Yang wajib adalah, menetapkan nash-nash berdasarkan keumumannya tentang kafirnya orang yang meninggalkan shalat, dan tidak ada seorang pun yang berhujjah dengan dalil yang mengatakan bahwa ia tidaklah kafir, kecuali hujjah yang tidak bermanfaat bagi mereka. Dan sesungguhnya keumuman nash tersebut terbagi menjadi lima macam :
1) Adakalanya karena tidak ada dalil sama sekali.
2) Dikarenakan keumuman nash ini dibatasi oleh satu sifat yang tidak mungkin mensifatinya meninggalkan shalat.
3) Barangkali keumuman nash ini dibatasi dengan kondisi yang beralasan seseorang meninggalkan shalat.
4) Bisa juga nash ini bersifat umum yang dikhususkan dengan nash-nash kafirnya orang yang meninggalkan shalat.
5) Adakalanya juga keumuman bash ini lemah.
Inilah lima bagian yang tidak terlepas dari dalil orang yang mengatakan bahwa orang yang meninggalkan shalat tidak dikatakan kafir selamanya.
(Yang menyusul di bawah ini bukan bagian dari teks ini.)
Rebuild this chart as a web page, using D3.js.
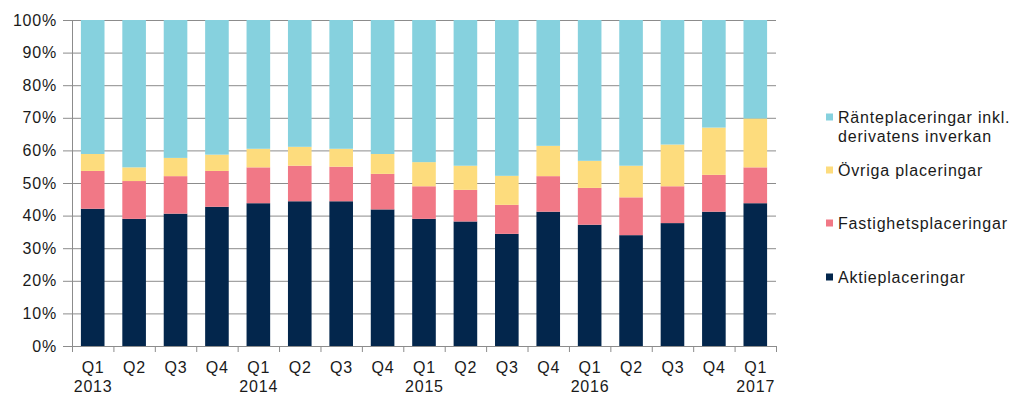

Menurut saya, yang benar dan tidak ada keraguan di dalamnya, bahwa orang yang meninggalkan shalat itu adalah kafir dengan kafiran yang mengeluarkannya dari agama, dan itu lebih dahsyat dari kekafirannya orang Yahudi dan Nasrani menetapkan agama mereka, sedangkan orang ini tidak menetapkannya, karena ia murtad, ia diminta untuk bertaubat, jika tidak bertaubat, maka harus dibunuh.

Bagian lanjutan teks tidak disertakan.